In this week’s New and Noteworthy, mobile money is inspiring innovations in Kenya and new research points to the link between poverty and how the brain works.
- Last week Anandi Mani et al. released a study showing a link between poverty and decision-making ability based on changes in cognitive functions of Indian sugarcne farmers over a growing cycle. Two of the lead authors (Sendhil Mullainathan and Eldar Shafir) also released a book, Scarcity, which further explores the impact of poverty on mind-set and psychology.
- In The World Bank’s Development Impact Blog, David McKenzie recently explored the role of clinical equipoise in RCT development trials, that is – whether researchers have the obligation to prove the uncertainty of the expected impact of an intervention and to what degree.
- Recently a company called Kipochi launched an e-wallet service in Kenya, allowing international transfers via Bitcoins. The move has the potential to integrate M-Pesa with international services but some have concerns regarding security and regulatory issues.
- In a different part of Kenya, innovations in mobile money are expanding energy access in slums. The start-up access:energy uses wind turbines and solar panels to create “microgrids” in informal settlements, starting with one on Remba, an island in Lake Victoria. Users can pay for energy use using their mobile phones.
- Should we be looking to the pump when thinking about loan pricing? Recent blog posts from CFI and Microfinance Transparency use a gasoline analogy in discussing different (but related) issues.

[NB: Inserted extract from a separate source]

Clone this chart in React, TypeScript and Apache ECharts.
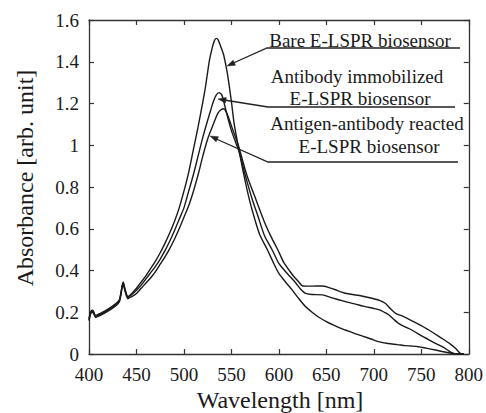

CFI explores a new Chilean system of reducing terms and conditions of loans into a two-digit number while Azish Filabi of the FRBNY looks at the issue of pricing transparency and consumer protection in Africa’s mircrofinance industry.
- In the wake of recent national debates around food stamps in the US, Al Jazeera published an in-depth profile of the complexities around the system, including for those who are fraudulent.
- A new study from the Center for American Progress shows that children growing up in regions in the US with higher rates of an economic middle class are more likely to move out of poverty than in regions where income inequality is high.